> WORK INSTRUCTIONS
Each line below either holds the string "Output" or doesn't. Count those that do and give only the number.

> MATERIALS PROVIDED

☆ ☆ ☆ ☆ ☆

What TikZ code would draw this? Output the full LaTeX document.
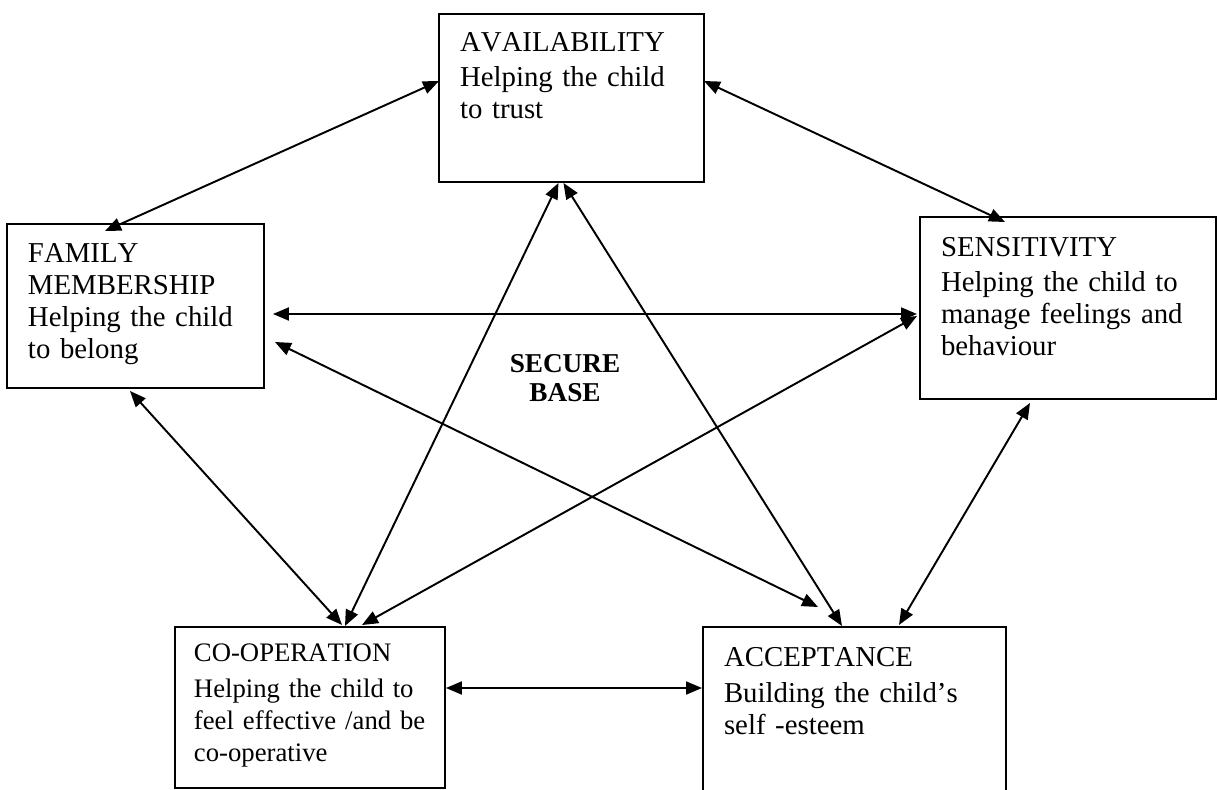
\documentclass[tikz,border=0pt]{standalone}
\usepackage{fontspec}
\setmainfont[Kerning=Off]{Liberation Serif}
\usetikzlibrary{arrows.meta}
\newcommand{\diagfont}{\fontsize{16.4}{18.2}\selectfont}
\newcommand{\smallfont}{\fontsize{15.2}{18.2}\selectfont}
\newcommand{\basefont}{\fontsize{15.5}{16.5}\selectfont\bfseries}
\tikzset{
    >={Triangle[length=0.32cm, width=0.26cm]},
    area/.style={draw, line width=1.3pt, rectangle, anchor=north west, align=left,
        inner xsep=0.42cm, inner ysep=0pt, outer sep=0pt, font=\diagfont},
    link/.style={<->, line width=1.1pt},
}
\begin{document}
\begin{tikzpicture}[x=0.02cm, y=-0.02cm]
    \useasboundingbox (0,0) rectangle (1219,790);
    % the five boxes
    \node[area, text width=4.46cm, text height=0.76cm, text depth=2.6cm] (avail) at (439,14)
        {AVAILABILITY\\[0.06cm] Helping the child\\ to trust};
    \node[area, text width=4.30cm, text height=0.78cm, text depth=2.5cm] (fam) at (7,224)
        {FAMILY\\ MEMBERSHIP\\ Helping the child\\ to belong};
    \node[area, text width=5.08cm, text height=0.8cm, text depth=2.84cm] (sens) at (920,217)
        {SENSITIVITY\\[0.06cm] Helping the child to\\ manage feelings and\\ behaviour};
    \node[area, font=\smallfont, inner xsep=0.38cm, text width=4.64cm, text height=0.7cm, text depth=2.52cm] (coop) at (175,627)
        {CO-OPERATION\\[0.07cm] Helping the child to\\ \mbox{feel effective /and be}\\ co-operative};
    \node[area, text width=5.22cm, text height=0.8cm, text depth=3.6cm] (accept) at (703,627)
        {ACCEPTANCE\\[0.07cm] Building the child’s\\ self -esteem};
    \node[align=center, font=\basefont] (base) at (565,378) {SECURE\\ BASE};
    % links
    \draw[link] ([shift={(0,67)}]avail.north west) -- ([shift={(98,7)}]fam.north west);
    \draw[link] ([shift={(0,67)}]avail.north east) -- ([shift={(85,5)}]sens.north west);
    \draw[link] ([shift={(-13,1)}]avail.south) -- ([shift={(170,-1)}]coop.north west);
    \draw[link] ([shift={(-8,1)}]avail.south) -- ([shift={(139,-1)}]accept.north west);
    \draw[link] ([shift={(9,90)}]fam.north east) -- ([shift={(-3,97)}]sens.north west);
    \draw[link] ([shift={(11,118)}]fam.north east) -- ([shift={(115,-20)}]accept.north west);
    \draw[link] ([shift={(123,3)}]fam.south west) -- ([shift={(167,-2)}]coop.north west);
    \draw[link] ([shift={(-3,99)}]sens.north west) -- ([shift={(187,-2)}]coop.north west);
    \draw[link] ([shift={(110,4)}]sens.south west) -- ([shift={(196,-2)}]accept.north west);
    \draw[link] ([shift={(1,61)}]coop.north east) -- ([shift={(-1,61)}]accept.north west);
\end{tikzpicture}
\end{document}
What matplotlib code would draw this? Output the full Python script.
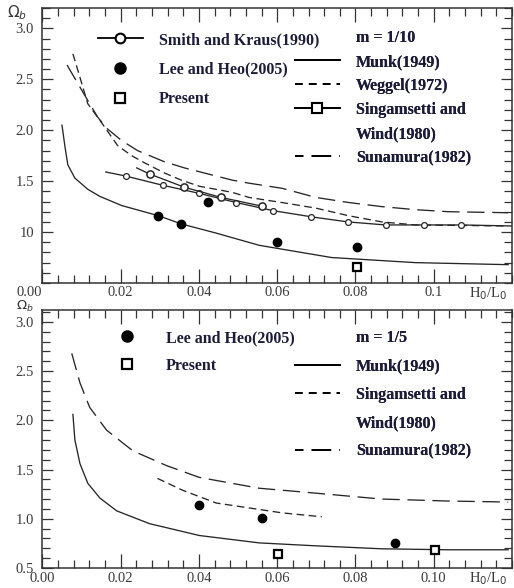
import matplotlib
matplotlib.use("Agg")
import matplotlib.pyplot as plt
from matplotlib.lines import Line2D
from matplotlib.ticker import MultipleLocator, FixedLocator, FixedFormatter

plt.rcParams['lines.scale_dashes'] = False
SERIF = ['Liberation Serif', 'DejaVu Serif']
TXT = '#1c1c3a'
LINE = '#262626'
TICKC = '#3a3a3a'

# ---------------- data: m = 1/10 (top) ----------------
munk10_x = [0.0050, 0.0058, 0.0065, 0.0083, 0.0116, 0.0147, 0.0203, 0.0297, 0.0355, 0.0444, 0.0554, 0.0739, 0.0953, 0.1190]
munk10_y = [2.05, 1.83, 1.66, 1.53, 1.42, 1.35, 1.26, 1.16, 1.08, 0.99, 0.87, 0.75, 0.70, 0.68]

weggel10_x = [0.0078, 0.0116, 0.0152, 0.0192, 0.0228, 0.0261, 0.0312, 0.0355, 0.0401, 0.0485, 0.0528, 0.0612, 0.0699, 0.0783, 0.0867, 0.0953, 0.1190]
weggel10_y = [2.75, 2.26, 2.07, 1.85, 1.75, 1.68, 1.58, 1.51, 1.45, 1.39, 1.34, 1.29, 1.235, 1.16, 1.10, 1.07, 1.06]

suna10_x = [0.0063, 0.0101, 0.0141, 0.0164, 0.0202, 0.0243, 0.0312, 0.0363, 0.0485, 0.0528, 0.0612, 0.0699, 0.0783, 0.0867, 0.0953, 0.1037, 0.1190]
suna10_y = [2.64, 2.39, 2.13, 2.02, 1.90, 1.80, 1.69, 1.63, 1.51, 1.48, 1.43, 1.34, 1.29, 1.25, 1.22, 1.20, 1.19]

smith10_x = [0.0162, 0.0213, 0.0307, 0.0401, 0.0495, 0.0590, 0.0687, 0.0780, 0.0877, 0.0976, 0.1070, 0.1200]
smith10_y = [1.59, 1.55, 1.46, 1.38, 1.29, 1.21, 1.15, 1.10, 1.07, 1.07, 1.07, 1.06]

sing10_x = [0.0241, 0.0274, 0.0363, 0.0457, 0.0560]
sing10_y = [1.63, 1.57, 1.44, 1.34, 1.255]

lee10_x = [0.0296, 0.0355, 0.0424, 0.0600, 0.0803]
lee10_y = [1.16, 1.08, 1.30, 0.90, 0.85]

present10_x = [0.0803]
present10_y = [0.657]

# ---------------- data: m = 1/5 (bottom) ----------------
munk5_x = [0.0078, 0.0083, 0.0096, 0.0116, 0.0147, 0.0190, 0.0274, 0.0401, 0.0554, 0.0699, 0.0867, 0.1037, 0.1190]
munk5_y = [2.06, 1.80, 1.56, 1.36, 1.21, 1.08, 0.95, 0.83, 0.755, 0.725, 0.695, 0.685, 0.685]

suna5_x = [0.0075, 0.0096, 0.0121, 0.0164, 0.0231, 0.0317, 0.0401, 0.0554, 0.0699, 0.0867, 0.1037, 0.1190]
suna5_y = [2.68, 2.38, 2.13, 1.90, 1.69, 1.54, 1.42, 1.31, 1.26, 1.20, 1.18, 1.17]

sing5_x = [0.0294, 0.0358, 0.0444, 0.0528, 0.0612, 0.0714]
sing5_y = [1.41, 1.29, 1.16, 1.11, 1.06, 1.02]

lee5_x = [0.0399, 0.0561, 0.0900]
lee5_y = [1.14, 1.01, 0.755]

present5_x = [0.0603, 0.1002]
present5_y = [0.64, 0.68]

xticks_top = [0.00, 0.02, 0.04, 0.06, 0.08, 0.10]
xlabels_top = ['0.00', '0.02', '0.04', '0.06', '0.08', '0.1']
xticks_bot = [0.00, 0.02, 0.04, 0.06, 0.08, 0.10]
xlabels_bot = ['0.00', '0.02', '0.04', '0.06', '0.08', '0.10']
yticks_top = [1.0, 1.5, 2.0, 2.5, 3.0]
ylabels_top = ['10', '1.5', '2.0', '2.5', '3.0']
yticks_bot = [0.5, 1.0, 1.5, 2.0, 2.5, 3.0]
ylabels_bot = ['0.5', '1.0', '1.5', '2.0', '2.5', '3.0']

WEG_DASH = (0, (5.5, 3.2))
SUN_DASH = (0, (12.5, 5.5))

fig = plt.figure(figsize=(5.14, 5.88), dpi=100)
ax1 = fig.add_axes([42.4 / 514, (588 - 283) / 588, (512 - 42.4) / 514, (283 - 8) / 588])
ax2 = fig.add_axes([42.4 / 514, (588 - 568) / 588, (512 - 42.4) / 514, (568 - 310) / 588])


def style_axes(ax, ylim, xt, xl, yt, yl, omega_pos, omega_size, xpad):
    ax.set_xlim(0, 0.12)
    ax.set_ylim(*ylim)
    for s in ax.spines.values():
        s.set_color('#333333')
        s.set_linewidth(1.1)
    ax.xaxis.set_major_locator(FixedLocator(xt))
    ax.xaxis.set_major_formatter(FixedFormatter(xl))
    ax.xaxis.set_minor_locator(MultipleLocator(0.004))
    ax.yaxis.set_major_locator(MultipleLocator(0.5))
    ax.yaxis.set_minor_locator(MultipleLocator(0.1))
    ax.set_yticks(yt)
    ax.set_yticklabels(yl)
    ax.tick_params(which='both', direction='in', top=True, right=True,
                   color='#333333', width=0.9, labelcolor=TICKC)
    ax.tick_params(axis='x', which='major', length=10, pad=xpad)
    ax.tick_params(axis='x', which='minor', length=6)
    ax.tick_params(axis='y', which='major', length=8, pad=6)
    ax.tick_params(axis='y', which='minor', length=6)
    for lab in ax.get_xticklabels() + ax.get_yticklabels():
        lab.set_fontfamily(SERIF)
        lab.set_fontsize(10.5)
    ax.text(0.114, -0.008, r'H$_0$/L$_0$', transform=ax.get_xaxis_transform(),
            ha='center', va='top', fontsize=10.5, family=SERIF, color=TICKC)
    ax.text(omega_pos[0], omega_pos[1], r'$\Omega_b$', transform=ax.transAxes, ha='center',
            va='center', fontsize=omega_size, color='#333333')


style_axes(ax1, (0.5, 3.2), xticks_top, xlabels_top, yticks_top, ylabels_top, (-0.055, 0.982), 11, 2)
style_axes(ax2, (0.5, 3.12), xticks_bot, xlabels_bot, yticks_bot, ylabels_bot, (-0.038, 1.012), 9.5, 3)
ax1.get_xticklabels()[0].set_ha('right')

lw = 0.95
# ---- top panel ----
ax1.plot(munk10_x, munk10_y, color=LINE, lw=lw)
ax1.plot(weggel10_x, weggel10_y, color=LINE, lw=lw, linestyle=WEG_DASH)
ax1.plot(suna10_x, suna10_y, color=LINE, lw=lw, linestyle=SUN_DASH)
ax1.plot(smith10_x, smith10_y, color=LINE, lw=lw, marker='o', ms=4.2,
         mfc='white', mec=LINE, mew=0.9, markevery=list(range(1, len(smith10_x) - 1)))
ax1.plot(sing10_x, sing10_y, color=LINE, lw=lw, marker='o', ms=5.2,
         mfc='white', mec=LINE, mew=1.1, markevery=list(range(1, len(sing10_x))))
ax1.plot(lee10_x, lee10_y, linestyle='none', marker='o', ms=6, color='black')
ax1.plot(present10_x, present10_y, linestyle='none', marker='s', ms=6,
         mfc='white', mec='black', mew=1.6)

# ---- bottom panel ----
ax2.plot(munk5_x, munk5_y, color=LINE, lw=lw)
ax2.plot(sing5_x, sing5_y, color=LINE, lw=lw, linestyle=WEG_DASH)
ax2.plot(suna5_x, suna5_y, color=LINE, lw=lw, linestyle=SUN_DASH)
ax2.plot(lee5_x, lee5_y, linestyle='none', marker='o', ms=6, color='black')
ax2.plot(present5_x, present5_y, linestyle='none', marker='s', ms=6,
         mfc='white', mec='black', mew=1.6)

# ---- legends ----
LFONT = {'family': SERIF, 'weight': 'bold', 'size': 11.5}
h_smith = Line2D([], [], color='black', lw=1.3, marker='o', ms=7, mfc='white', mew=1.5)
h_lee = Line2D([], [], color='black', lw=0, marker='o', ms=8)
h_pres = Line2D([], [], color='black', lw=0, marker='s', ms=7, mfc='white', mew=1.6)
h_none = Line2D([], [], color='none')
h_munk = Line2D([], [], color='black', lw=1.3)
h_weg = Line2D([], [], color='black', lw=1.3, linestyle=(0, (5.5, 4.5)))
h_sing = Line2D([], [], color='black', lw=1.3, marker='s', ms=7, mfc='white', mew=1.5)
h_sun = Line2D([], [], color='black', lw=1.3, linestyle=(8, (14, 6)))


def add_legend(ax, handles, labels, anchor, spacing, hlen=2.8, pad=1.0):
    lg = ax.legend(handles, labels, loc='upper left', bbox_to_anchor=anchor,
                   bbox_transform=ax.transAxes, frameon=False, prop=LFONT,
                   handlelength=hlen, handletextpad=pad, labelspacing=spacing,
                   borderpad=0, borderaxespad=0, numpoints=1)
    for t in lg.get_texts():
        t.set_color(TXT)
    ax.add_artist(lg)
    return lg


add_legend(ax1, [h_smith, h_lee, h_pres],
           ['Smith and Kraus(1990)', 'Lee and Heo(2005)', 'Present'],
           ((98 - 42.4) / 469.6, (283 - 32) / 275), 0.85)
add_legend(ax1, [h_none, h_munk, h_weg, h_sing, h_none, h_sun],
           ['m = 1/10', 'Munk(1949)', 'Weggel(1972)', 'Singamsetti and', 'Wind(1980)', 'Sunamura(1982)'],
           ((295 - 42.4) / 469.6, (283 - 30) / 275), 0.50)
add_legend(ax2, [h_lee, h_pres], ['Lee and Heo(2005)', 'Present'],
           ((105 - 42.4) / 469.6, (568 - 330) / 258), 0.75)
add_legend(ax2, [h_none, h_munk, h_weg, h_none, h_sun],
           ['m = 1/5', 'Munk(1949)', 'Singamsetti and', 'Wind(1980)', 'Sunamura(1982)'],
           ((295 - 42.4) / 469.6, (568 - 330) / 258), 0.78)

fig.savefig('out.png', dpi=100)
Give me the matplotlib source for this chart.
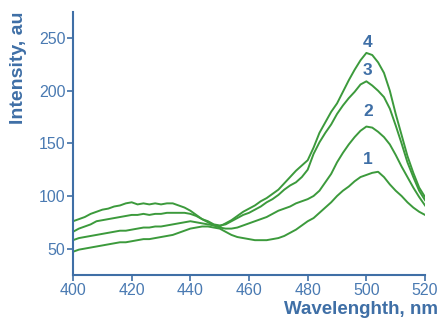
import numpy as np
import matplotlib
matplotlib.use('Agg')
import matplotlib.pyplot as plt

wavelength = list(range(400, 521, 2))

spectrum_1 = [47, 49, 50, 51, 52, 53, 54, 55, 56, 56, 57, 58, 59, 59, 60, 61, 62, 63, 65, 67,
              69, 70, 71, 71, 70, 69, 66, 63, 61, 60, 59, 58, 58, 58, 59, 60, 62, 65, 68, 72,
              76, 79, 84, 89, 94, 100, 105, 109, 114, 118, 120, 122, 123, 118, 111, 105, 100, 94, 89, 85,
              82]
spectrum_2 = [58, 60, 61, 62, 63, 64, 65, 66, 67, 67, 68, 69, 70, 70, 71, 71, 72, 73, 74, 75,
              76, 75, 74, 73, 72, 70, 69, 69, 70, 72, 74, 76, 78, 80, 83, 86, 88, 90, 93, 95,
              97, 100, 105, 113, 121, 132, 141, 149, 156, 162, 166, 165, 161, 156, 149, 139, 128, 118, 108, 99,
              91]
spectrum_3 = [66, 69, 71, 73, 76, 77, 78, 79, 80, 81, 82, 82, 83, 82, 83, 83, 84, 84, 84, 84,
              83, 81, 78, 76, 73, 72, 73, 76, 79, 82, 84, 87, 90, 94, 97, 101, 106, 110, 113, 118,
              125, 140, 151, 160, 168, 178, 186, 193, 199, 206, 209, 205, 200, 194, 183, 167, 150, 132, 118, 105,
              96]
spectrum_4 = [76, 78, 80, 83, 85, 87, 88, 90, 91, 93, 94, 92, 93, 92, 93, 92, 93, 93, 91, 89,
              86, 82, 78, 75, 72, 71, 74, 77, 81, 85, 88, 91, 95, 98, 102, 106, 112, 118, 124, 129,
              134, 146, 160, 170, 180, 188, 199, 210, 220, 229, 236, 234, 227, 217, 200, 178, 158, 138, 122, 108,
              99]

labels = ['1', '2', '3', '4']
label_x = [500.5, 500.5, 500.5, 500.5]
label_y = [135, 180, 219, 246]

axis_col = '#3f6fa6'
line_col = '#3c9a3c'

plt.rcParams['font.family'] = ['Liberation Sans', 'DejaVu Sans']

fig = plt.figure(figsize=(4.4, 3.3), dpi=100)
ax = fig.add_axes([0.166, 0.167, 0.800, 0.797])

for s in [spectrum_1, spectrum_2, spectrum_3, spectrum_4]:
    ax.plot(wavelength, s, color=line_col, lw=1.4)

for t, x, y in zip(labels, label_x, label_y):
    ax.text(x, y, t, color=axis_col, fontsize=12.5, fontweight='bold',
            ha='center', va='center')

ax.set_xlim(400, 520)
ax.set_ylim(25, 275)
ax.set_xticks(range(400, 521, 20))
ax.set_yticks(range(50, 251, 50))

for side in ['top', 'right']:
    ax.spines[side].set_visible(False)
for side in ['left', 'bottom']:
    ax.spines[side].set_color(axis_col)
    ax.spines[side].set_linewidth(1.5)

ax.tick_params(colors=axis_col, labelcolor='#4a7ab2', labelsize=11.5,
               length=4, width=1.2, pad=1.5)

ax.set_xlabel('Wavelenghth, nm', color=axis_col, fontsize=13.5, fontweight='bold')
ax.xaxis.set_label_coords(1.037, -0.133)
ax.xaxis.label.set_ha('right')
ax.xaxis.label.set_va('center')
ax.set_ylabel('Intensity, au', color=axis_col, fontsize=14, fontweight='bold')
ax.yaxis.set_label_coords(-0.155, 1.0)
ax.yaxis.label.set_va('center')
ax.yaxis.label.set_ha('right')

fig.savefig('out.png', dpi=100)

☆ ☆ ☆ ☆ ☆

> FINAL RESULT
2